**AIM:** Would you write out the listing verbatim and skip every picture in it?

**SUPPLIED MATERIAL:**
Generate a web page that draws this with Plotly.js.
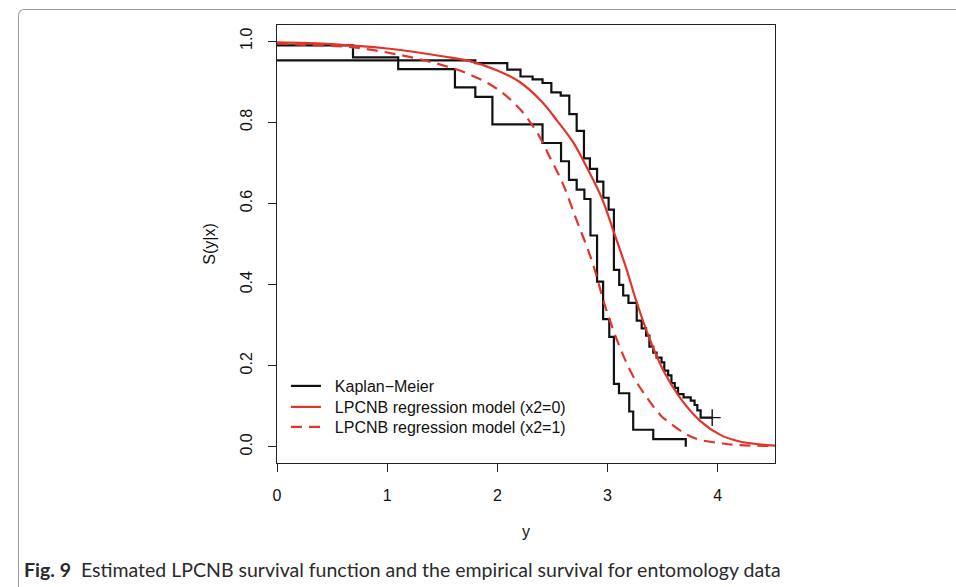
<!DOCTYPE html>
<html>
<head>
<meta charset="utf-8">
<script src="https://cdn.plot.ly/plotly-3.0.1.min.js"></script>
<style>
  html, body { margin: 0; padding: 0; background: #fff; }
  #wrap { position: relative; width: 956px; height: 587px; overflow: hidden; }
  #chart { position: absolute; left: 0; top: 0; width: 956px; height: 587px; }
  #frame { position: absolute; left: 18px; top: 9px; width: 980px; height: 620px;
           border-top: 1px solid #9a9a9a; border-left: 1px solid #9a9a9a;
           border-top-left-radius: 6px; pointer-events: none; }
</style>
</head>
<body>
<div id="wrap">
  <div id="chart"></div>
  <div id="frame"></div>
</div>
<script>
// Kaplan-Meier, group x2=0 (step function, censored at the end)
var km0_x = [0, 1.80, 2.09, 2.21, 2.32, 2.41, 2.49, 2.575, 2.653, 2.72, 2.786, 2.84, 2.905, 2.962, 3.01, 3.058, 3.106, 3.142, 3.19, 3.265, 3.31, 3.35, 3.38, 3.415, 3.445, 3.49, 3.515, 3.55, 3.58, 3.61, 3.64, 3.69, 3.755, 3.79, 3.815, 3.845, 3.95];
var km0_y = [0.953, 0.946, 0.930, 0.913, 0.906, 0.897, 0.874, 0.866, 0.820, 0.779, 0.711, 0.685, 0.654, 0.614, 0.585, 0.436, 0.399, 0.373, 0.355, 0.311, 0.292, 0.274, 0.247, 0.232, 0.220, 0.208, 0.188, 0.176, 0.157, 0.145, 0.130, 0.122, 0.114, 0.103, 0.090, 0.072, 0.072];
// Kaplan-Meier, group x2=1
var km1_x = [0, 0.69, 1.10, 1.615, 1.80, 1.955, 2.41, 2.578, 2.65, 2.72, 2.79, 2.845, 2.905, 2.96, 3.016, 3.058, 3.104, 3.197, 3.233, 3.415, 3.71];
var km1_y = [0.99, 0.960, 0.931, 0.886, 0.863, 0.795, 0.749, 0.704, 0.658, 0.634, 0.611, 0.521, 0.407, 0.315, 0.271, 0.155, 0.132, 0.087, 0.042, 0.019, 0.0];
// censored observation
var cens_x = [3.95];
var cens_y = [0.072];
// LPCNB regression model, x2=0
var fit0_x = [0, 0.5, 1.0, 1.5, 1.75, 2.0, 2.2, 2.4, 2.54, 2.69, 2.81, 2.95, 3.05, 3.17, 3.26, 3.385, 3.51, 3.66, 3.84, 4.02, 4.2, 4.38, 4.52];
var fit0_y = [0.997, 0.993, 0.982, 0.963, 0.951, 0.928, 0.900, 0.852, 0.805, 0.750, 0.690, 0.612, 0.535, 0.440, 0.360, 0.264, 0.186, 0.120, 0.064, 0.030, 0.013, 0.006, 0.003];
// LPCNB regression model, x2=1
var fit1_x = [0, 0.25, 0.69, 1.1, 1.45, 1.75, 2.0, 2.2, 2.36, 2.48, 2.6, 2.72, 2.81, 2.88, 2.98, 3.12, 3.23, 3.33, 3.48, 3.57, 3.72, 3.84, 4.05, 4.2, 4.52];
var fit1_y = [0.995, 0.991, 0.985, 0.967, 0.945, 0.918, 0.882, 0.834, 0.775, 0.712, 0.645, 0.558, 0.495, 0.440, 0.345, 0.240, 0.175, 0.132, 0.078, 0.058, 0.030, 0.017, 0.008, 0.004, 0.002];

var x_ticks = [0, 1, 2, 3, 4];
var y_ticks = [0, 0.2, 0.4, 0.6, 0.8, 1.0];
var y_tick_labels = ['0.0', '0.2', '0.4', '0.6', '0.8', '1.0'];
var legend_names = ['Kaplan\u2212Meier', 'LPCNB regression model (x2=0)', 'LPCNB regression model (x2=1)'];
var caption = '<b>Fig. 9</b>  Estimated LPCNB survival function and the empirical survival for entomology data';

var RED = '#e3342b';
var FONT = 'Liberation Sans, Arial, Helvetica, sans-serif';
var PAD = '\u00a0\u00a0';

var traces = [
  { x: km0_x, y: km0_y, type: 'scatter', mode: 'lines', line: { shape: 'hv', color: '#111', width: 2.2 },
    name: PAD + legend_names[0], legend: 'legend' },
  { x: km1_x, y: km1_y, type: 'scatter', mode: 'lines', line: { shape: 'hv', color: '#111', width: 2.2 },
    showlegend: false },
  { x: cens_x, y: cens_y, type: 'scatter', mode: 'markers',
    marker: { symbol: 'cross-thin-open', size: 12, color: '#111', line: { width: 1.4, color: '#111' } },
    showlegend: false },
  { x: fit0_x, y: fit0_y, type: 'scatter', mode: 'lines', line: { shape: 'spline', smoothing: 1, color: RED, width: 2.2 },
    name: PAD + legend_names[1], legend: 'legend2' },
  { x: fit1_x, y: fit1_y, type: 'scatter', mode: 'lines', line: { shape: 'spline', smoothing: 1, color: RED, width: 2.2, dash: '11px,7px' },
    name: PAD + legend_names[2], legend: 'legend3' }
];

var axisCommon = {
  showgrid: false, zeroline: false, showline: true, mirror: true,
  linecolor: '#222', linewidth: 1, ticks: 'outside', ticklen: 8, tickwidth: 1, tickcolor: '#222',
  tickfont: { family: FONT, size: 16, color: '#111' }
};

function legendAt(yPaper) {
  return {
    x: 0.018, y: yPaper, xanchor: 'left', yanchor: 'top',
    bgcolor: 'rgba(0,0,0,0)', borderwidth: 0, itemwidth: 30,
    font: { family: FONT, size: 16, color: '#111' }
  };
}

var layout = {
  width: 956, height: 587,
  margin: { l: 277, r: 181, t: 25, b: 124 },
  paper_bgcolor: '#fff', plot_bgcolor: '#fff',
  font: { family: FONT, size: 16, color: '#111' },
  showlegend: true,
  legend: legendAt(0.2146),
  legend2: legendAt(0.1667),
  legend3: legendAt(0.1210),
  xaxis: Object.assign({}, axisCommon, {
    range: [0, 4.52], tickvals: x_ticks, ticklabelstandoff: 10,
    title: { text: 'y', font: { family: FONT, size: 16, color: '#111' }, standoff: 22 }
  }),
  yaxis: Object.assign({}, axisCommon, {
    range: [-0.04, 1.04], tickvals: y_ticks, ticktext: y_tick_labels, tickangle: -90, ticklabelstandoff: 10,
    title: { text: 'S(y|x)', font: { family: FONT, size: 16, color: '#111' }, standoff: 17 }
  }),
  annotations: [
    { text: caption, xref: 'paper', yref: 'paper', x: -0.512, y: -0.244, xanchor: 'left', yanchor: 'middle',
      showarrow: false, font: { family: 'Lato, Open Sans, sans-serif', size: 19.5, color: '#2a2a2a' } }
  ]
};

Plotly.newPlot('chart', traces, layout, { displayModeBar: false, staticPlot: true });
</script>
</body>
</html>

**RESULT BELOW:**
Generate a web page that draws this with Plotly.js.
<!DOCTYPE html>
<html>
<head>
<meta charset="utf-8">
<script src="https://cdn.plot.ly/plotly-3.0.1.min.js"></script>
<style>
  html, body { margin: 0; padding: 0; background: #fff; }
  #wrap { position: relative; width: 956px; height: 587px; overflow: hidden; }
  #chart { position: absolute; left: 0; top: 0; width: 956px; height: 587px; }
  #frame { position: absolute; left: 18px; top: 9px; width: 980px; height: 620px;
           border-top: 1px solid #9a9a9a; border-left: 1px solid #9a9a9a;
           border-top-left-radius: 6px; pointer-events: none; }
</style>
</head>
<body>
<div id="wrap">
  <div id="chart"></div>
  <div id="frame"></div>
</div>
<script>
// Kaplan-Meier, group x2=0 (step function, censored at the end)
var km0_x = [0, 1.80, 2.09, 2.21, 2.32, 2.41, 2.49, 2.575, 2.653, 2.72, 2.786, 2.84, 2.905, 2.962, 3.01, 3.058, 3.106, 3.142, 3.19, 3.265, 3.31, 3.35, 3.38, 3.415, 3.445, 3.49, 3.515, 3.55, 3.58, 3.61, 3.64, 3.69, 3.755, 3.79, 3.815, 3.845, 3.95];
var km0_y = [0.953, 0.946, 0.930, 0.913, 0.906, 0.897, 0.874, 0.866, 0.820, 0.779, 0.711, 0.685, 0.654, 0.614, 0.585, 0.436, 0.399, 0.373, 0.355, 0.311, 0.292, 0.274, 0.247, 0.232, 0.220, 0.208, 0.188, 0.176, 0.157, 0.145, 0.130, 0.122, 0.114, 0.103, 0.090, 0.072, 0.072];
// Kaplan-Meier, group x2=1
var km1_x = [0, 0.69, 1.10, 1.615, 1.80, 1.955, 2.41, 2.578, 2.65, 2.72, 2.79, 2.845, 2.905, 2.96, 3.016, 3.058, 3.104, 3.197, 3.233, 3.415, 3.71];
var km1_y = [0.99, 0.960, 0.931, 0.886, 0.863, 0.795, 0.749, 0.704, 0.658, 0.634, 0.611, 0.521, 0.407, 0.315, 0.271, 0.155, 0.132, 0.087, 0.042, 0.019, 0.0];
// censored observation
var cens_x = [3.95];
var cens_y = [0.072];
// LPCNB regression model, x2=0
var fit0_x = [0, 0.5, 1.0, 1.5, 1.75, 2.0, 2.2, 2.4, 2.54, 2.69, 2.81, 2.95, 3.05, 3.17, 3.26, 3.385, 3.51, 3.66, 3.84, 4.02, 4.2, 4.38, 4.52];
var fit0_y = [0.997, 0.993, 0.982, 0.963, 0.951, 0.928, 0.900, 0.852, 0.805, 0.750, 0.690, 0.612, 0.535, 0.440, 0.360, 0.264, 0.186, 0.120, 0.064, 0.030, 0.013, 0.006, 0.003];
// LPCNB regression model, x2=1
var fit1_x = [0, 0.25, 0.69, 1.1, 1.45, 1.75, 2.0, 2.2, 2.36, 2.48, 2.6, 2.72, 2.81, 2.88, 2.98, 3.12, 3.23, 3.33, 3.48, 3.57, 3.72, 3.84, 4.05, 4.2, 4.52];
var fit1_y = [0.995, 0.991, 0.985, 0.967, 0.945, 0.918, 0.882, 0.834, 0.775, 0.712, 0.645, 0.558, 0.495, 0.440, 0.345, 0.240, 0.175, 0.132, 0.078, 0.058, 0.030, 0.017, 0.008, 0.004, 0.002];

var x_ticks = [0, 1, 2, 3, 4];
var y_ticks = [0, 0.2, 0.4, 0.6, 0.8, 1.0];
var y_tick_labels = ['0.0', '0.2', '0.4', '0.6', '0.8', '1.0'];
var legend_names = ['Kaplan\u2212Meier', 'LPCNB regression model (x2=0)', 'LPCNB regression model (x2=1)'];
var caption = '<b>Fig. 9</b>  Estimated LPCNB survival function and the empirical survival for entomology data';

var RED = '#e3342b';
var FONT = 'Liberation Sans, Arial, Helvetica, sans-serif';
var PAD = '\u00a0\u00a0';

var traces = [
  { x: km0_x, y: km0_y, type: 'scatter', mode: 'lines', line: { shape: 'hv', color: '#111', width: 2.2 },
    name: PAD + legend_names[0], legend: 'legend' },
  { x: km1_x, y: km1_y, type: 'scatter', mode: 'lines', line: { shape: 'hv', color: '#111', width: 2.2 },
    showlegend: false },
  { x: cens_x, y: cens_y, type: 'scatter', mode: 'markers',
    marker: { symbol: 'cross-thin-open', size: 12, color: '#111', line: { width: 1.4, color: '#111' } },
    showlegend: false },
  { x: fit0_x, y: fit0_y, type: 'scatter', mode: 'lines', line: { shape: 'spline', smoothing: 1, color: RED, width: 2.2 },
    name: PAD + legend_names[1], legend: 'legend2' },
  { x: fit1_x, y: fit1_y, type: 'scatter', mode: 'lines', line: { shape: 'spline', smoothing: 1, color: RED, width: 2.2, dash: '11px,7px' },
    name: PAD + legend_names[2], legend: 'legend3' }
];

var axisCommon = {
  showgrid: false, zeroline: false, showline: true, mirror: true,
  linecolor: '#222', linewidth: 1, ticks: 'outside', ticklen: 8, tickwidth: 1, tickcolor: '#222',
  tickfont: { family: FONT, size: 16, color: '#111' }
};

function legendAt(yPaper) {
  return {
    x: 0.018, y: yPaper, xanchor: 'left', yanchor: 'top',
    bgcolor: 'rgba(0,0,0,0)', borderwidth: 0, itemwidth: 30,
    font: { family: FONT, size: 16, color: '#111' }
  };
}

var layout = {
  width: 956, height: 587,
  margin: { l: 277, r: 181, t: 25, b: 124 },
  paper_bgcolor: '#fff', plot_bgcolor: '#fff',
  font: { family: FONT, size: 16, color: '#111' },
  showlegend: true,
  legend: legendAt(0.2146),
  legend2: legendAt(0.1667),
  legend3: legendAt(0.1210),
  xaxis: Object.assign({}, axisCommon, {
    range: [0, 4.52], tickvals: x_ticks, ticklabelstandoff: 10,
    title: { text: 'y', font: { family: FONT, size: 16, color: '#111' }, standoff: 22 }
  }),
  yaxis: Object.assign({}, axisCommon, {
    range: [-0.04, 1.04], tickvals: y_ticks, ticktext: y_tick_labels, tickangle: -90, ticklabelstandoff: 10,
    title: { text: 'S(y|x)', font: { family: FONT, size: 16, color: '#111' }, standoff: 17 }
  }),
  annotations: [
    { text: caption, xref: 'paper', yref: 'paper', x: -0.512, y: -0.244, xanchor: 'left', yanchor: 'middle',
      showarrow: false, font: { family: 'Lato, Open Sans, sans-serif', size: 19.5, color: '#2a2a2a' } }
  ]
};

Plotly.newPlot('chart', traces, layout, { displayModeBar: false, staticPlot: true });
</script>
</body>
</html>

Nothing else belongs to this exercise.